Here we look at the questions surrounding what exactly has happened, and what it means:
What has prompted these falls?
Fears that rising inflation could force central banks worldwide to hike interest rates has spooked investors and sent them heading for the exit.
Markets began taking a turn for the worse last week following strong US wage growth, which fuelled speculation that US interest rates might start to rise more quickly to cool inflation.
Global markets have enjoyed a record-breaking rally since the global recession and experts have been increasingly predicting that the bubble may soon come to an end.
Many stocks have been seen as being over-valued thanks to the seemingly never-ending gains.
But the prospect of monetary tightening after a decade of ultra-low interest rates and economy-boosting stimulus in the form of quantitative easing - the printing of new money by central banks - since the financial crisis has panicked investors.
It is thought that the sharp falls are also compounded by so-called algorithmic trading, where computers make automated trades and are programmed to take certain actions in response to market data.
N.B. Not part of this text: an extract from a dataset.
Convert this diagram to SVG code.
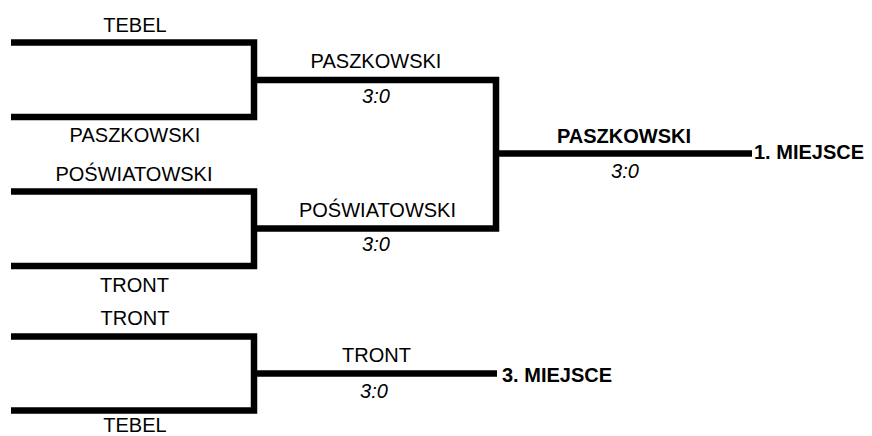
<svg xmlns="http://www.w3.org/2000/svg" width="872" height="436" viewBox="0 0 872 436">
<style>
.ln{fill:none;stroke:#000;stroke-width:6.5;stroke-linejoin:miter;stroke-linecap:butt}
text{font-family:"Liberation Sans",Arial,sans-serif;font-size:20px;fill:#000;text-anchor:middle}
.b{font-weight:bold}
.i{font-style:italic}
.s{text-anchor:start}
</style>
<rect width="872" height="436" fill="#fff"/>
<g id="connectors">
<polyline class="ln" points="11,42.5 254,42.5 254,117 11,117"/>
<polyline class="ln" points="11,191.5 254,191.5 254,266 11,266"/>
<polyline class="ln" points="11,336.5 254,336.5 254,410.5 11,410.5"/>
<polyline class="ln" points="254,80 496,80 496,228.5 254,228.5"/>
<line class="ln" x1="496" y1="153.5" x2="752" y2="153.5"/>
<line class="ln" x1="254" y1="373.5" x2="497" y2="373.5"/>
</g>
<g id="r1m1">
<text x="135" y="32">TEBEL</text>
<text x="135" y="141.5">PASZKOWSKI</text>
</g>
<g id="r1m2">
<text x="134" y="181">POŚWIATOWSKI</text>
<text x="134.5" y="291.5">TRONT</text>
</g>
<g id="r1m3">
<text x="135" y="325">TRONT</text>
<text x="135" y="432">TEBEL</text>
</g>
<g id="r2m1">
<text x="376" y="68">PASZKOWSKI</text>
<text class="i" x="376" y="103">3:0</text>
</g>
<g id="r2m2">
<text x="377.5" y="216.5">POŚWIATOWSKI</text>
<text class="i" x="376" y="251">3:0</text>
</g>
<g id="final">
<text class="b" x="624" y="143">PASZKOWSKI</text>
<text class="i" x="625" y="178">3:0</text>
<text class="b s" x="754" y="158.5">1. MIEJSCE</text>
</g>
<g id="third">
<text x="376.5" y="361.5">TRONT</text>
<text class="i" x="374" y="398">3:0</text>
<text class="b s" x="502" y="381.5">3. MIEJSCE</text>
</g>
</svg>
This can exacerbate market falls.
Is it the start of a major stock market crisis?
The falls are shocking as markets have become used to a prolonged rally and low volatility, but experts believe it is a long-overdue correction rather than a full-blown crash.
There has yet to be a significant flight to safety - such as gold investments - in a sign that investors are still optimistic over the geopolitical outlook and strong global economy.
Neil Wilson, a senior market analyst at ETX Capital, said: "This looks like a technically driven sell-off - therefore one that should not herald Armageddon.
"Plenty have noted that equities were jacked up by low rates and now need to readjust to higher rate world."
What is a correction?
A market correction is defined as a 10% drop from the most recent high, whereas a crash is usually defined as a 10% plunge in just one day, which can often lead to a bear market, when a market falls 20% or more.
What does the correction mean for investors?
Investors will need to brace for more volatile stock markets over the months ahead.
Stock market falls will have an impact on the value of investments, such as pension funds and stocks and shares ISAs, although pensions are long-term investments and therefore ride out the peaks and troughs.
Volatility is also seen as being good for stock market traders, when a lot of money can be made on hefty falls and gains.
What's likely to happen next?
All eyes are on the actions of central banks now and in particular the new chairman of the US Federal Reserve, Jerome Powell.
Either raising interest rates too quickly or delaying monetary tightening in the world's largest economy could worry investors and spark further market falls.